- What the exercise asks:
Using the records below, locate all lines containing "this" and return them.

- Data provided:
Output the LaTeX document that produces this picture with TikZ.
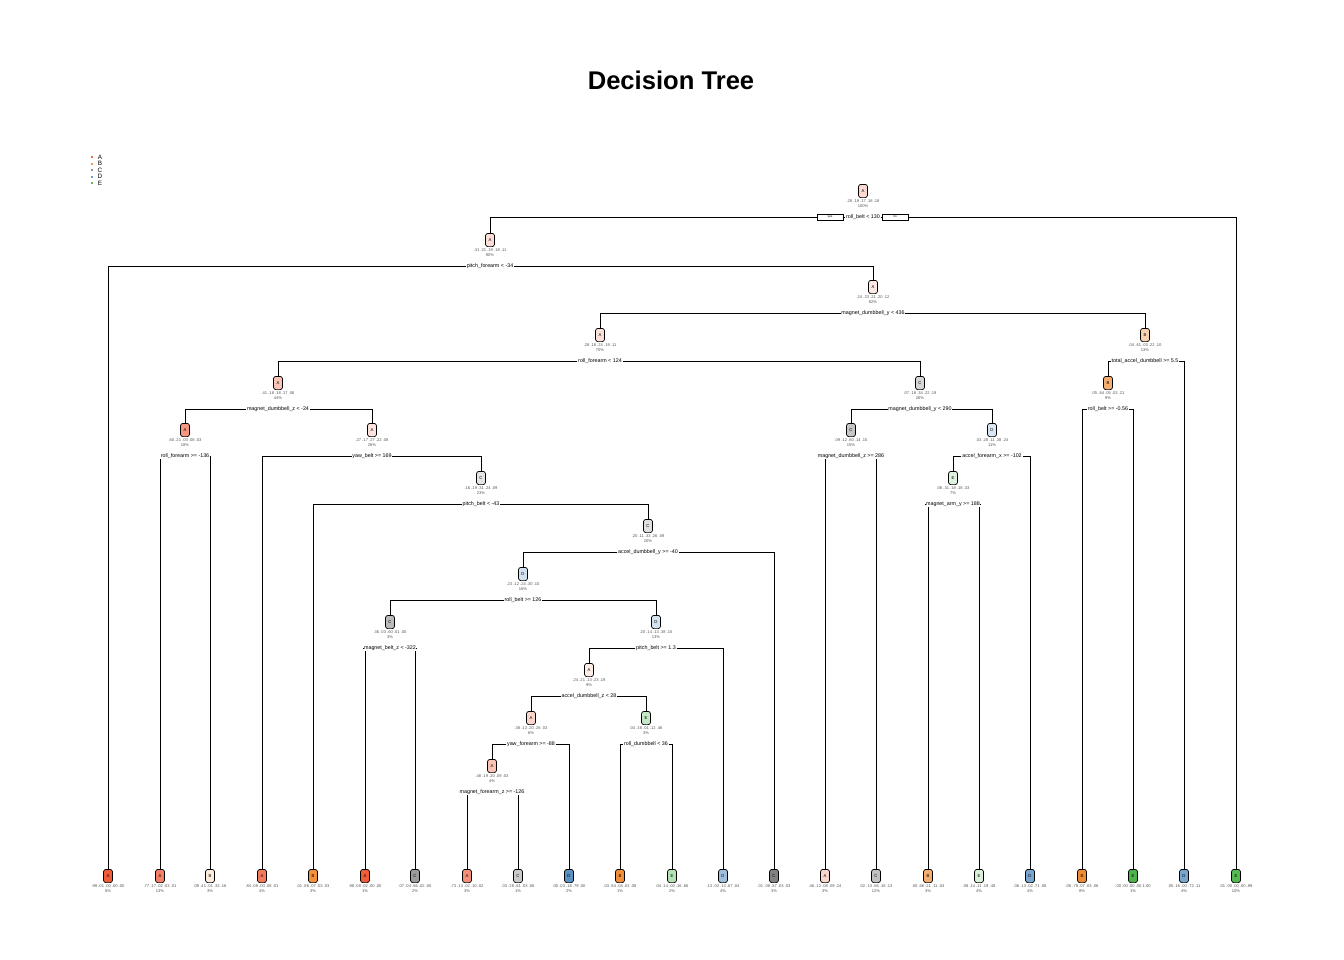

---

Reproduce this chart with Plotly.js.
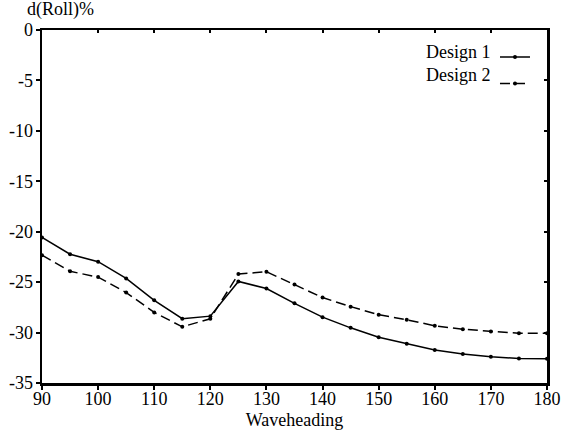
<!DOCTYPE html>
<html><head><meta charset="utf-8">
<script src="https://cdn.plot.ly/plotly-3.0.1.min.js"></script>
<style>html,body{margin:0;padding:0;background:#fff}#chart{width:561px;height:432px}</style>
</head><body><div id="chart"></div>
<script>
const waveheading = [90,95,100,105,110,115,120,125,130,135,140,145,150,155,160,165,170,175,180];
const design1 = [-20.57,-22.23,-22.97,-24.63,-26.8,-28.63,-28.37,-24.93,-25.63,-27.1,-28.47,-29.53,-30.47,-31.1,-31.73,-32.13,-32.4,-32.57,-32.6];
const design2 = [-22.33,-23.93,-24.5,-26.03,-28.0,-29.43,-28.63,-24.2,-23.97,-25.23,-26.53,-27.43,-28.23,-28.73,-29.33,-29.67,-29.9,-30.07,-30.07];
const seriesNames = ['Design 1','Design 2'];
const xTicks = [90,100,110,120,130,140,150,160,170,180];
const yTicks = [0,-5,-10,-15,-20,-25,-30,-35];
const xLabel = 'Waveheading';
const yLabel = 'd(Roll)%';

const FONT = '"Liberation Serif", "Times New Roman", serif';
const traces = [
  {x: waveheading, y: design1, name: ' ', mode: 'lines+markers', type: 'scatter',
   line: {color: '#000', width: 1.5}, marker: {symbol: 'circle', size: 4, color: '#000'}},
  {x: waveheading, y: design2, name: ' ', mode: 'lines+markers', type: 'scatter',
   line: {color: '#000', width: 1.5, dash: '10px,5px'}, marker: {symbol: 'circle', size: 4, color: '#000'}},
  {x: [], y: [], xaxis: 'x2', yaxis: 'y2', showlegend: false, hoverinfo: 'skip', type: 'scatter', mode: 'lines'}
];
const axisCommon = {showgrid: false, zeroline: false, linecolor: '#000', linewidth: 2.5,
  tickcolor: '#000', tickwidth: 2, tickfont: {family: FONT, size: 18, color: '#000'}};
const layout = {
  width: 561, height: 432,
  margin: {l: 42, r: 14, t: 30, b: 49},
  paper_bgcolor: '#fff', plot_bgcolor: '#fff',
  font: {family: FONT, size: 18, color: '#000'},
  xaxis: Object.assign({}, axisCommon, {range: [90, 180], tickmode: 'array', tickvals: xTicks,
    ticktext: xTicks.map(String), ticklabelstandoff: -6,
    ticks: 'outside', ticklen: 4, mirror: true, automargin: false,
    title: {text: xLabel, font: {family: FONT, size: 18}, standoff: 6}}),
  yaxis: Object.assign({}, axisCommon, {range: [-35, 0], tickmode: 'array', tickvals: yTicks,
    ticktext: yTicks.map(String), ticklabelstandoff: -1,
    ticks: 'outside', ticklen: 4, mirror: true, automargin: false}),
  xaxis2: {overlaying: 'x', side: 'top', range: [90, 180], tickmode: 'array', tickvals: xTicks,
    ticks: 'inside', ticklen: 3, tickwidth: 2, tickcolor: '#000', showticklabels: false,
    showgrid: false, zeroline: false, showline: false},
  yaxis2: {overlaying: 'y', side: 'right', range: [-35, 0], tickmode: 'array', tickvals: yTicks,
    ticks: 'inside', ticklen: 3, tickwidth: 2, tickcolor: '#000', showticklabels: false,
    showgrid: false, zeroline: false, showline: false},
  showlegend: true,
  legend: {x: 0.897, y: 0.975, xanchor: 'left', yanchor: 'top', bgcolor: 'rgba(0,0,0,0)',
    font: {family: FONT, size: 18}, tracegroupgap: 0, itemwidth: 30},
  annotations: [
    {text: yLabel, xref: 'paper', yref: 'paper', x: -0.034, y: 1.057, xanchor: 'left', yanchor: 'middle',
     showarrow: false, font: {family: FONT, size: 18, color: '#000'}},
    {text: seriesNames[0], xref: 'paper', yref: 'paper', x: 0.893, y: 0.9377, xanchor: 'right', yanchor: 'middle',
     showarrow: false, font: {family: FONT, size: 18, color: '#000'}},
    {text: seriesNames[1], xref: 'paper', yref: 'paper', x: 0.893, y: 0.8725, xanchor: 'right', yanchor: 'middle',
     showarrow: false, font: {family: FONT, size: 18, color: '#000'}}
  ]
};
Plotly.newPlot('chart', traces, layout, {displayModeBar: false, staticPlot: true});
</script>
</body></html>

- Written solution:
Output the LaTeX document that produces this picture with TikZ.
Reproduce this chart with Plotly.js.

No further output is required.